What I didn’t know, however, is that Eisenberg is a natural comedian, and very funny in a self-deprecating, self-aware way. He told Raymond the reason he can’t write in the third person is because he can’t lift his eyes from the floor long enough to describe things. “How did you know to look at the ceiling?” he asked the other writer. One of the audience questions was about what he wanted to be when he was a child. He didn’t skip a beat. “I wanted to play for the Phoenix Suns,” he said. “Little did I know my height at that age would be a final one.” I also didn’t know that Woody Allen tried to sue Jesse Eisenberg when he was sixteen.
Without a doubt, my vote for the most riveting hour of Wordstock has to go to Mary Gaitskill, Claire Vaye Watkins and Kathleen Alcott on stage with Allison Frost under the title “Unexpected Family: Finding Home.” The discussion was excellent, with three highly intelligent writers dead serious on some of the topics closest to them. They talked about families and their tertiary benefits, what aspects of the American family have changed beyond recognition and what aspects refuse to go away; they talked about their ambivalence towards motherhood, mothers as public property and the miraculous shift in perception from whore to Madonna that happens when a woman has a baby in her arms. But as much as what they talked about, it was how they talked about it that was interesting.
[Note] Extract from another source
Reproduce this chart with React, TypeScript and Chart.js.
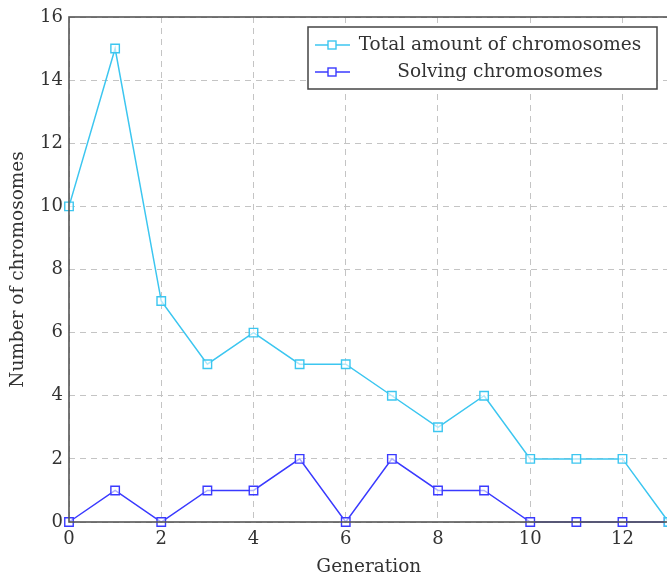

I tried to describe the interpersonal crosscurrents at work in this panel, but what I wrote came out as grossly offensive to all concerned and probably libelous too. So all I’ll say is, if you are remotely interested in any of these people, keep an ear out for the OPB podcast of the event later in the year.
Other Wordstock highlights included Ursula K. Le Guin talking about the condescension of the term genre—“the word only the French can speak,” she called it, in a low growl that was very pleasing to hear come from a birdlike 86-year-old—and Willy Vlautin talking about just about anything, although my favourite line of his was describing why he became a writer: “I wanted to live on a wrecking yard with my uncle and barbecue and steal cars, and I couldn’t find a book that did those things so I just made one up.”
So yes, the festival was a very palpable hit. It made me hold my urine for five hours. I can think of no higher praise.